The data below should be printed in full, exactly, and without any of its images.

▶ [DATASET CONTENT]
★ ★ ★ ★ ★

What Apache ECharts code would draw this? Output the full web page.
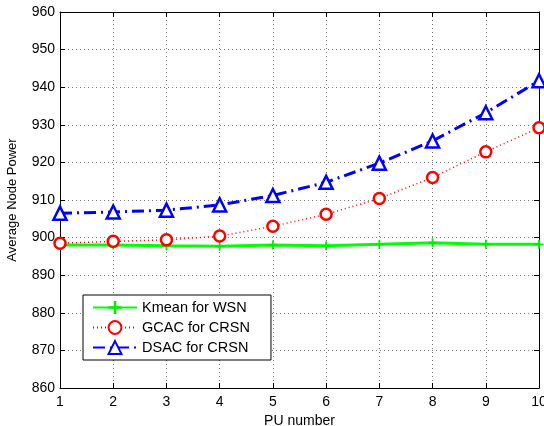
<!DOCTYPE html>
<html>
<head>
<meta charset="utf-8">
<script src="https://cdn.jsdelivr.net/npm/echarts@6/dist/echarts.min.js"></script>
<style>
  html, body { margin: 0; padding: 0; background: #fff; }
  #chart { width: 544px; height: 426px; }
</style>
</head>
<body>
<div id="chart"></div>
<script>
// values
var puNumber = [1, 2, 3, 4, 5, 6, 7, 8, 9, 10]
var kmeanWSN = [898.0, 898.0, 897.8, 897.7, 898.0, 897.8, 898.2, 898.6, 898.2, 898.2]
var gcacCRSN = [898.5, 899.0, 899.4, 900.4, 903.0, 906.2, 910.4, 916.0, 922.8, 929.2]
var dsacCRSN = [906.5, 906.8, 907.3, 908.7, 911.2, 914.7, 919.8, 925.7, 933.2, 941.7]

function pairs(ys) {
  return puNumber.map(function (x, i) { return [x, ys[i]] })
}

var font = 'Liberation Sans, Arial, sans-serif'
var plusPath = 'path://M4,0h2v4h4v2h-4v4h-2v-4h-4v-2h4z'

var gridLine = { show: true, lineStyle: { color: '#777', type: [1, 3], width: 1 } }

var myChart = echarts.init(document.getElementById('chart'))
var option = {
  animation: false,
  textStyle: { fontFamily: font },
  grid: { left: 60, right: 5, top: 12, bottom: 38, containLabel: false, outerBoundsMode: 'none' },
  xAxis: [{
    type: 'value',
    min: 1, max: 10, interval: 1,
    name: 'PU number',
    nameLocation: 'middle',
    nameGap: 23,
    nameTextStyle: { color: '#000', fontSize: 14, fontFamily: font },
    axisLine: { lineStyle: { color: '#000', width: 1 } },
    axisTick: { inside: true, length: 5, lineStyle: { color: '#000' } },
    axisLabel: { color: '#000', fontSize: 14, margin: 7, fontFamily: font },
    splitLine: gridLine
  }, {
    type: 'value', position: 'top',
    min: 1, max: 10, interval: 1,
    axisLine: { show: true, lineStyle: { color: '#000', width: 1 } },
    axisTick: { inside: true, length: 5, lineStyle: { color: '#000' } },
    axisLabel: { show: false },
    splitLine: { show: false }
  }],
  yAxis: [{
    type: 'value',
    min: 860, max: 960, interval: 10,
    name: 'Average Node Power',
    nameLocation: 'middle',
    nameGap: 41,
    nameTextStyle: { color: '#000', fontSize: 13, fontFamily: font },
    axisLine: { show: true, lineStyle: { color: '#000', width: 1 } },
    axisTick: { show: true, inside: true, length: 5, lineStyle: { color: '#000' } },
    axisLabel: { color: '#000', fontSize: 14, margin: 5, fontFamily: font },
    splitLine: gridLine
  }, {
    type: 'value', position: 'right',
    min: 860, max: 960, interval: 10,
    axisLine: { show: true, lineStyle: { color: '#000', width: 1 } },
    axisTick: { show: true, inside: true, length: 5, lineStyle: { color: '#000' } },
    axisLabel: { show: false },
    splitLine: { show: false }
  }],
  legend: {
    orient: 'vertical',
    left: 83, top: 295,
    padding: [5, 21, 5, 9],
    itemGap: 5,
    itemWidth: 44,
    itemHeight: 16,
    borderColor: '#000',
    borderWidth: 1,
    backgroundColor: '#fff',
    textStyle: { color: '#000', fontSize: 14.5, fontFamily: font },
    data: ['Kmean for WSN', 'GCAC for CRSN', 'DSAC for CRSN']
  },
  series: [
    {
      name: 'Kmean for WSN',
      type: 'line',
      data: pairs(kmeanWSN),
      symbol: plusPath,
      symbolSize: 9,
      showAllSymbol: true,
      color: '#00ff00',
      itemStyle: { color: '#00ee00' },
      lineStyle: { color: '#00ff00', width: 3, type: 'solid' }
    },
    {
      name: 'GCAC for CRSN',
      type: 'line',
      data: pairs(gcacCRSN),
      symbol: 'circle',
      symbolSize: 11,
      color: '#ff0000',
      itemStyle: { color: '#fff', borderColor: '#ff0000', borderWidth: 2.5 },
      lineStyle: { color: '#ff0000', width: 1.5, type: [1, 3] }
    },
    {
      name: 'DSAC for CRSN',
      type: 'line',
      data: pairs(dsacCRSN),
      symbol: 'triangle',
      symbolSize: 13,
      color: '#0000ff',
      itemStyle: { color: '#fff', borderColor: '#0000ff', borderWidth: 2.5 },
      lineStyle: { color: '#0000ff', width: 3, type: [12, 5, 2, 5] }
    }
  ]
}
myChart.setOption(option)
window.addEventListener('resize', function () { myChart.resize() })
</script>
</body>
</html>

★ ★ ★ ★ ★

▶ [EXERCISE OUTPUT]
What Apache ECharts code would draw this? Output the full web page.
<!DOCTYPE html>
<html>
<head>
<meta charset="utf-8">
<script src="https://cdn.jsdelivr.net/npm/echarts@6/dist/echarts.min.js"></script>
<style>
  html, body { margin: 0; padding: 0; background: #fff; }
  #chart { width: 544px; height: 426px; }
</style>
</head>
<body>
<div id="chart"></div>
<script>
// values
var puNumber = [1, 2, 3, 4, 5, 6, 7, 8, 9, 10]
var kmeanWSN = [898.0, 898.0, 897.8, 897.7, 898.0, 897.8, 898.2, 898.6, 898.2, 898.2]
var gcacCRSN = [898.5, 899.0, 899.4, 900.4, 903.0, 906.2, 910.4, 916.0, 922.8, 929.2]
var dsacCRSN = [906.5, 906.8, 907.3, 908.7, 911.2, 914.7, 919.8, 925.7, 933.2, 941.7]

function pairs(ys) {
  return puNumber.map(function (x, i) { return [x, ys[i]] })
}

var font = 'Liberation Sans, Arial, sans-serif'
var plusPath = 'path://M4,0h2v4h4v2h-4v4h-2v-4h-4v-2h4z'

var gridLine = { show: true, lineStyle: { color: '#777', type: [1, 3], width: 1 } }

var myChart = echarts.init(document.getElementById('chart'))
var option = {
  animation: false,
  textStyle: { fontFamily: font },
  grid: { left: 60, right: 5, top: 12, bottom: 38, containLabel: false, outerBoundsMode: 'none' },
  xAxis: [{
    type: 'value',
    min: 1, max: 10, interval: 1,
    name: 'PU number',
    nameLocation: 'middle',
    nameGap: 23,
    nameTextStyle: { color: '#000', fontSize: 14, fontFamily: font },
    axisLine: { lineStyle: { color: '#000', width: 1 } },
    axisTick: { inside: true, length: 5, lineStyle: { color: '#000' } },
    axisLabel: { color: '#000', fontSize: 14, margin: 7, fontFamily: font },
    splitLine: gridLine
  }, {
    type: 'value', position: 'top',
    min: 1, max: 10, interval: 1,
    axisLine: { show: true, lineStyle: { color: '#000', width: 1 } },
    axisTick: { inside: true, length: 5, lineStyle: { color: '#000' } },
    axisLabel: { show: false },
    splitLine: { show: false }
  }],
  yAxis: [{
    type: 'value',
    min: 860, max: 960, interval: 10,
    name: 'Average Node Power',
    nameLocation: 'middle',
    nameGap: 41,
    nameTextStyle: { color: '#000', fontSize: 13, fontFamily: font },
    axisLine: { show: true, lineStyle: { color: '#000', width: 1 } },
    axisTick: { show: true, inside: true, length: 5, lineStyle: { color: '#000' } },
    axisLabel: { color: '#000', fontSize: 14, margin: 5, fontFamily: font },
    splitLine: gridLine
  }, {
    type: 'value', position: 'right',
    min: 860, max: 960, interval: 10,
    axisLine: { show: true, lineStyle: { color: '#000', width: 1 } },
    axisTick: { show: true, inside: true, length: 5, lineStyle: { color: '#000' } },
    axisLabel: { show: false },
    splitLine: { show: false }
  }],
  legend: {
    orient: 'vertical',
    left: 83, top: 295,
    padding: [5, 21, 5, 9],
    itemGap: 5,
    itemWidth: 44,
    itemHeight: 16,
    borderColor: '#000',
    borderWidth: 1,
    backgroundColor: '#fff',
    textStyle: { color: '#000', fontSize: 14.5, fontFamily: font },
    data: ['Kmean for WSN', 'GCAC for CRSN', 'DSAC for CRSN']
  },
  series: [
    {
      name: 'Kmean for WSN',
      type: 'line',
      data: pairs(kmeanWSN),
      symbol: plusPath,
      symbolSize: 9,
      showAllSymbol: true,
      color: '#00ff00',
      itemStyle: { color: '#00ee00' },
      lineStyle: { color: '#00ff00', width: 3, type: 'solid' }
    },
    {
      name: 'GCAC for CRSN',
      type: 'line',
      data: pairs(gcacCRSN),
      symbol: 'circle',
      symbolSize: 11,
      color: '#ff0000',
      itemStyle: { color: '#fff', borderColor: '#ff0000', borderWidth: 2.5 },
      lineStyle: { color: '#ff0000', width: 1.5, type: [1, 3] }
    },
    {
      name: 'DSAC for CRSN',
      type: 'line',
      data: pairs(dsacCRSN),
      symbol: 'triangle',
      symbolSize: 13,
      color: '#0000ff',
      itemStyle: { color: '#fff', borderColor: '#0000ff', borderWidth: 2.5 },
      lineStyle: { color: '#0000ff', width: 3, type: [12, 5, 2, 5] }
    }
  ]
}
myChart.setOption(option)
window.addEventListener('resize', function () { myChart.resize() })
</script>
</body>
</html>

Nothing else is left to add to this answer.